I giornali berlusconiani attaccano i magistrati siciliani. E pure il Csm non scherza…

Certo che l’Italia è davvero un Paese strano. Nel momento in cui, dopo venti anni di bugie, si comincia a fare luce sul quel terribile periodo stragista che è costato la vita a magistrati e poliziotti siciliani, nel momento in cui si comincia a fare luce sulle collusioni istituzionali, nel momento in cui si comincia a squarciare quel velo di Maya che copre la verità, ecco pronta la campagna di fango contro chi, con coraggio, sta indagando. 

Sorprende e preoccupa il brutale attacco che stamattina i due quotidiani di area berlusconiana, Libero e Il Giornale, hanno sferrato contro i magistrati palermitani.  Il pm, Antonio Ingroia, in particolare.  Che, come sappiamo, sta indagando proprio sul 1992-’93 e sulle trattative Stato-mafia. Il suo nome  viene tirato fuori in relazione alla morte del consigliere del Quirinale, Loris D’Ambrosio.  Lo stesso che era stato intercettato al telefono con l’ex ministro, Nicola Mancino,  il quale chiedeva aiuto al Quirinale per restare fuori dall’inchiesta (guidava il dicastero dell’Interno nel 1992 ed è ora indagato per falsa testimonianza dalla Procura della Repubblica di Palermo).

In maniera neanche troppo velata, si insinua, meschinamente, che Ingroia sia tra i responsabili dell’infarto di D’Ambrosio. Il Giornale, nel dare la notizia del suo decesso, titola a tutta pagina “Condannato a morte”.  E poi giù duro contro i magistrati, contro Ingroia. Dello stesso spessore e  dello stesso tenore le pagine di Libero. Tra le firme degli articoli anti-magistrati siciliani, anche quella di Vittorio Sgarbi.

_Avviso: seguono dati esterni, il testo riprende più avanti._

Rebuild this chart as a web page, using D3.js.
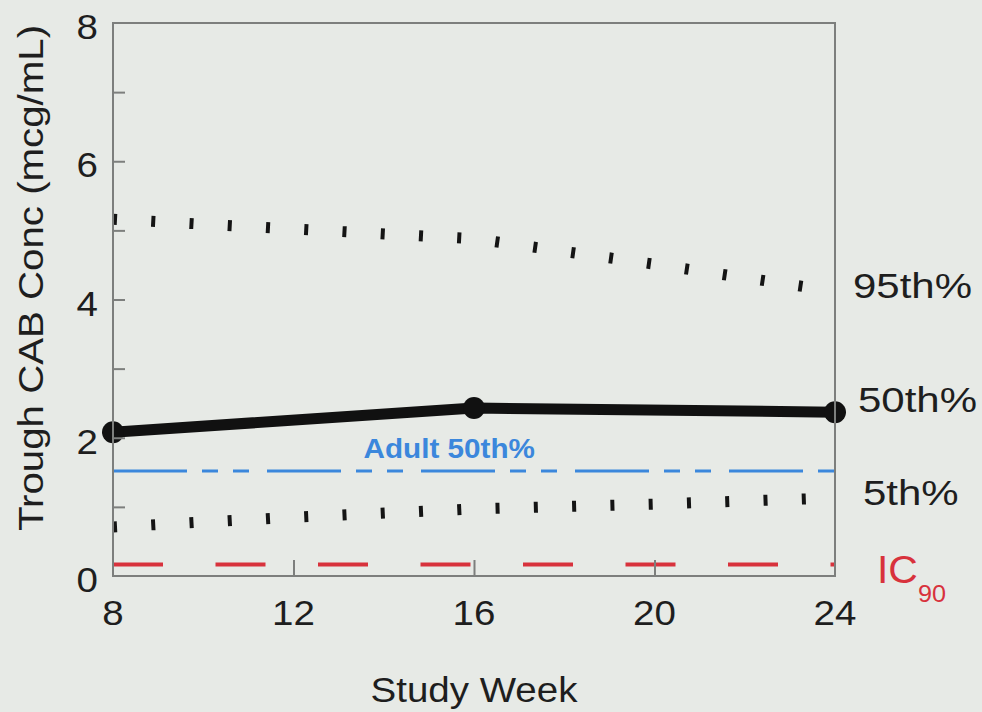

C’entra qualcosa il fatto che nell’inchiesta sulla trattativa (o sulle trattative) Stato-mafia spunti spesso il nome di Forza Italia e qullo del senatore del Pdl, Marcello Dell’Utri? Pure se fosse, e pur comprendendo le ragioni di una  linea editoriale, il senso dell’etica e della deontologia dovrebbero impedire di oltrepassare certi limiti. Soprattutto quando in ballo ci sono questioni e valori fondamentali per la democrazia.

Bisognerebbe anche ricordare, che la campagna di fango contro i magistrati più coraggiosi, cui furono sottoposti anche Giovanni Falcone e Paolo Borsellino, è un pessimo segnale e l’inizio del loro isolamento. Il tutto con il dubbio che ci possa anche essere la regia di chi non avrebbe a cuore che la verità venga fuori.

Nel mirino, vedi caso, in questi giorni c’è anche Roberto Scarpinato. Che, dalla Procura di Caltanissetta, ha dato il via alla revisione del processo sulla Strage di via D’Amelio, per cui erano stati condannati degli innocenti.

A scagliarsi contro di lui è il Csm. Che pure con Falcone e Borsellino non era stato tanto amichevole. Scarpinato è colpevole di avere detto, nel giorno della commemorazione di Paolo Borsellino, che “stringe il cuore a vedere talora tra le prime file, nei posti riservati alle autorità, anche personaggi la cui condotta di vita sembra la negazione dei valori di giustizia e legalità per i quali tu ti sei fatto uccidere”. Apriti cielo. Il Consiglio superiore della magistratura ha avviato un provvedimento disciplinare nei suoi confronti.

Al suo fianco si è schierata la famiglia di Borsellino, che ha dichiarato di condividere in pieno quanto detto da Scarpinato. Così come aveva condannato la decisione del Presidente della Repubblica, Napolitano, di ricorrere alla Consulta per conflitto di attribuzione con la Procura di Palermo, in merito alle intercettazioni D’Ambrosio-Mancino.

E’ un caso che si tenti di colpire in tutti i modi in magistrati in prima linea contro l’omertà istituzionale? Davvero si vuole ripiombare nel buio più assoluto?